TRIUMPH STREET TRIPLE knew from the very beginning of the Daytona 675 project that they were going to build a Speed Triple-style variant. So while the world’s motorcycle press was at the Daytona’s Sepang launch in Malaysia, Triumph engineers were already road testing the mockup of what would become the Street Triple. This foresight—knowing that the fully faired Daytona would eventually be stripped of its trousers—prompted designers to hide fairing mounting hardware inside the frame, so there are no unsightly brackets cluttering the frame’s external surfaces. This allows the Daytona and the Street Triple to share the exact same frame and swingarm. Altering the swingarm mounting point (for which the frame is designed to accommodate) and tweaked offset on the tripleclamps make for handling a little more stable than the Daytona’s (rake is up one degree to 24.3 degrees, trail is 95 mm from 87 mm and wheelbase remains 1,395 mm).

One of the few criticisms of the Daytona 675 was for its tall seat, so the Street Triple has a new rear subframe that lowers the perch 25 mm to a more reasonable 800 mm (31.5 inches). Easing the leg’s reach to the ground is the narrowness of the machine (photographs do not entirely do justice to its slim profile) and from the saddle, it scarcely feels wider than a V-twin. Each millimetre that can be carved from seat height makes a motorcycle more appealing to the short legged, but Triumph pruned a little too much foam from the Street Triple’s seat. After spending the morning on a tester with a gel seat (a $288 accessory), the switch to a machine with a stock seat left me squirming miserably within 20 kilometres.

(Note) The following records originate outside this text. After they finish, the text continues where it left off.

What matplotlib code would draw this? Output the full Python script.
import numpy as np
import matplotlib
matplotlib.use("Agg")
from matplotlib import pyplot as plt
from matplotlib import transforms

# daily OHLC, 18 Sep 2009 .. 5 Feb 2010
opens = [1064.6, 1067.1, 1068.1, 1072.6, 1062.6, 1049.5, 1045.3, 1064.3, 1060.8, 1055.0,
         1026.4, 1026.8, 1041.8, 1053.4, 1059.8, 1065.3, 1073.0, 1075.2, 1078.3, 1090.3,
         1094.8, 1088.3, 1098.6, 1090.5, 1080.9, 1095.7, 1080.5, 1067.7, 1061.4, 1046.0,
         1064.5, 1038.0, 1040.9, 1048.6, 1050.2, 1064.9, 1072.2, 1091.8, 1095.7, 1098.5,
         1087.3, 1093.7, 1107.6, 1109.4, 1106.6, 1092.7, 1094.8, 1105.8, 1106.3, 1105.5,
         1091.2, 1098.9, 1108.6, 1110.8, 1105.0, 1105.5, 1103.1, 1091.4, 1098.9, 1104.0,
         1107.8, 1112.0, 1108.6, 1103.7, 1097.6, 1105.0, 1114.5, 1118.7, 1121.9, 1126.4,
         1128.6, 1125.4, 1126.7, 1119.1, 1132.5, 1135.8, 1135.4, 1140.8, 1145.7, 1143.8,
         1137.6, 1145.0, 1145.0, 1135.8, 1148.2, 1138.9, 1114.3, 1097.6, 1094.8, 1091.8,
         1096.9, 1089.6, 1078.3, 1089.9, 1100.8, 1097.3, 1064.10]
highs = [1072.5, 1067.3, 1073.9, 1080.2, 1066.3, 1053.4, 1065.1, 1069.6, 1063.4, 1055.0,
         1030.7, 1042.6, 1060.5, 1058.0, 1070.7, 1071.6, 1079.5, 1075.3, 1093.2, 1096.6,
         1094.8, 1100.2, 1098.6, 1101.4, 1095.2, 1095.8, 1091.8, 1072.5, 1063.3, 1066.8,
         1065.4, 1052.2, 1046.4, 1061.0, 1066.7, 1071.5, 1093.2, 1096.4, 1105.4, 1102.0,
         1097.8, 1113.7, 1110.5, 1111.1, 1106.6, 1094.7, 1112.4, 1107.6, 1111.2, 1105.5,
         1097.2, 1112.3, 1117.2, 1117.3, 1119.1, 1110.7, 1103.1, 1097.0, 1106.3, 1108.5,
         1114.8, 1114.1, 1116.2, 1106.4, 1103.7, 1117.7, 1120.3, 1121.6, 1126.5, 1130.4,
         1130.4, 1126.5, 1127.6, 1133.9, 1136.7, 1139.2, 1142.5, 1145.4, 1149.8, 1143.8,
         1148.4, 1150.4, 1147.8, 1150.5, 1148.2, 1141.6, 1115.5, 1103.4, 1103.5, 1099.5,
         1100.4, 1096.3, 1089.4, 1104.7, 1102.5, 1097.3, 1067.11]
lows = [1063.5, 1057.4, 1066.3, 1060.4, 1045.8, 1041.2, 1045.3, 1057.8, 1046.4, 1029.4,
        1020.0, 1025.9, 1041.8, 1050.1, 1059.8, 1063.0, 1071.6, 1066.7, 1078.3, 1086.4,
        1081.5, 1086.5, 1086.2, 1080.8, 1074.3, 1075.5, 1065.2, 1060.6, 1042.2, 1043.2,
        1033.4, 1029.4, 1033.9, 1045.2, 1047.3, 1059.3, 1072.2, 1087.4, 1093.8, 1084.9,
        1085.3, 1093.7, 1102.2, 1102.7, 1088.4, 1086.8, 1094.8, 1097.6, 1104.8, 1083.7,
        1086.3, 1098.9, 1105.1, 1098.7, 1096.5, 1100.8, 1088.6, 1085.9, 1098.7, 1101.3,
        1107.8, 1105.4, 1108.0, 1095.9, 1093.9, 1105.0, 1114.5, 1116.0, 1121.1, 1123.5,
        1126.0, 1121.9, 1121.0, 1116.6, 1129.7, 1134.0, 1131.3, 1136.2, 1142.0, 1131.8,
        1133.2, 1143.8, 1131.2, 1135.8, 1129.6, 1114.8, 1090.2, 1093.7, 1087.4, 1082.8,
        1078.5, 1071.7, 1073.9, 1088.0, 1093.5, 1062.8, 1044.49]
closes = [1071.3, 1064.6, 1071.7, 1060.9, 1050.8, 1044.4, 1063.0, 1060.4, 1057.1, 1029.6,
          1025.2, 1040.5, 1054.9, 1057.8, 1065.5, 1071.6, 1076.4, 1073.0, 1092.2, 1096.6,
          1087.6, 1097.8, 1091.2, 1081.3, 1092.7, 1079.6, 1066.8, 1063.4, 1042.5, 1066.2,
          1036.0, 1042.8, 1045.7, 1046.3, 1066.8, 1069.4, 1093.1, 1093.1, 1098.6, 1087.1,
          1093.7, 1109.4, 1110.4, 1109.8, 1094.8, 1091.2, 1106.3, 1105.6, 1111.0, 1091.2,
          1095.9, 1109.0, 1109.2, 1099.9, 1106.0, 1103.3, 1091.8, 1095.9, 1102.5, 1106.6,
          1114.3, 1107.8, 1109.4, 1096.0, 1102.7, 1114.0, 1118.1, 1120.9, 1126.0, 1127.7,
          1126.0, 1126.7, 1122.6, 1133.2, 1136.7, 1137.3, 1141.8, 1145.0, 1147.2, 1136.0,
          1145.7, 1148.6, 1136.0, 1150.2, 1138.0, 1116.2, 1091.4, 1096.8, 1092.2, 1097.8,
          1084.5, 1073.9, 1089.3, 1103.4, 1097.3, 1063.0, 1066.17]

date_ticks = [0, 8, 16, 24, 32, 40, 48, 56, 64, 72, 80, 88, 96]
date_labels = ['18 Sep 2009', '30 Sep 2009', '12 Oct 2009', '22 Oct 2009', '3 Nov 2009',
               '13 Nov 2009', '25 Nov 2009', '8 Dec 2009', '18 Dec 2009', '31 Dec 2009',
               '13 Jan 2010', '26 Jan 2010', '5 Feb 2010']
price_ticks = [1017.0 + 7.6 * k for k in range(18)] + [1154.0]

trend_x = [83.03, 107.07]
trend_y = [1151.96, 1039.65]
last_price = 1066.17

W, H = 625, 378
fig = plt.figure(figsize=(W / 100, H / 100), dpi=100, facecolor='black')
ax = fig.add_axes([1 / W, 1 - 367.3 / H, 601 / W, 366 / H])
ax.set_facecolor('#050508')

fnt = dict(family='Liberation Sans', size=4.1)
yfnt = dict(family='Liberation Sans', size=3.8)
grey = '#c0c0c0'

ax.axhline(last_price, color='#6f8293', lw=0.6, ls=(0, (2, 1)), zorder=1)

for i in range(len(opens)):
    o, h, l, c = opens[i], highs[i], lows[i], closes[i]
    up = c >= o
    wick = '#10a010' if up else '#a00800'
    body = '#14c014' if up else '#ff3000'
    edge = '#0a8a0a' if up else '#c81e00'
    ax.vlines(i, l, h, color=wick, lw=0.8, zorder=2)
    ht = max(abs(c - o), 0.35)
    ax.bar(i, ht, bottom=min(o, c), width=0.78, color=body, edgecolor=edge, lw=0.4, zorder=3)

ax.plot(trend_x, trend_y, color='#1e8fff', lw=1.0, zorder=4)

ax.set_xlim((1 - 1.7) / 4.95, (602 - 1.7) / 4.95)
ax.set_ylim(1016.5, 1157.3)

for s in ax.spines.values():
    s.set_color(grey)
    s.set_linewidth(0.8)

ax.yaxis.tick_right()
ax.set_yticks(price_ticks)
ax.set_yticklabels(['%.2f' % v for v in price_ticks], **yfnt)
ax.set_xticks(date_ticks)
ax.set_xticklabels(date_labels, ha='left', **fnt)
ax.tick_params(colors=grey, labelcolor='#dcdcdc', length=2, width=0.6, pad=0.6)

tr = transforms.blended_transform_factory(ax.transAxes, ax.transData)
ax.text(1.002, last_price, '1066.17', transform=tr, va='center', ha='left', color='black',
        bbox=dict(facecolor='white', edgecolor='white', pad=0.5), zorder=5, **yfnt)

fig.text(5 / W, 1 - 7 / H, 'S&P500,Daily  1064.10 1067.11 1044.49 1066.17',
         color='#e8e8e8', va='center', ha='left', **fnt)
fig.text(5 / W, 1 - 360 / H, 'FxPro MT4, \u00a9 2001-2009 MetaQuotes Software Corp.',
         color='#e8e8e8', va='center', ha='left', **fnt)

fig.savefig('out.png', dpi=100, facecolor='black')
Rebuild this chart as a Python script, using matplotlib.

Other hacks had similar complaints, and Triumph officials vowed to return to the factory to find out who pinched the stuffing.

Suspension up front is a 41 mm Kayaba fork with 120 mm of travel, while the Kayaba rear shock has marginally greater travel. Settings are a good compromise between firm and supple, and even at elevated speeds, the Street Triple doesn’t wallow in corners. Brakes up front are paired 308 mm floating rotors with Nissin two-piston sliding calipers. A single 220 mm rotor with single-piston caliper handles the rear. They are strong but not supersport sensitive, and a good compromise for the street. Perhaps the only real trouble with the Street Triple is how to position it for sensitive North American buyers. It is svelte enough (at 167 kg/368 lb) and the controls are supple enough for riders of modest experience, but it is also a powerful, track-day capable machine, directly descended from one of the best thoroughbred sport bikes (the 2006 Bike of the Year award-winning Daytona 675). The Street Triple transcends its modest displacement and embodies a characteristic rare in motorcycling: a bike that can be many different things to many different people.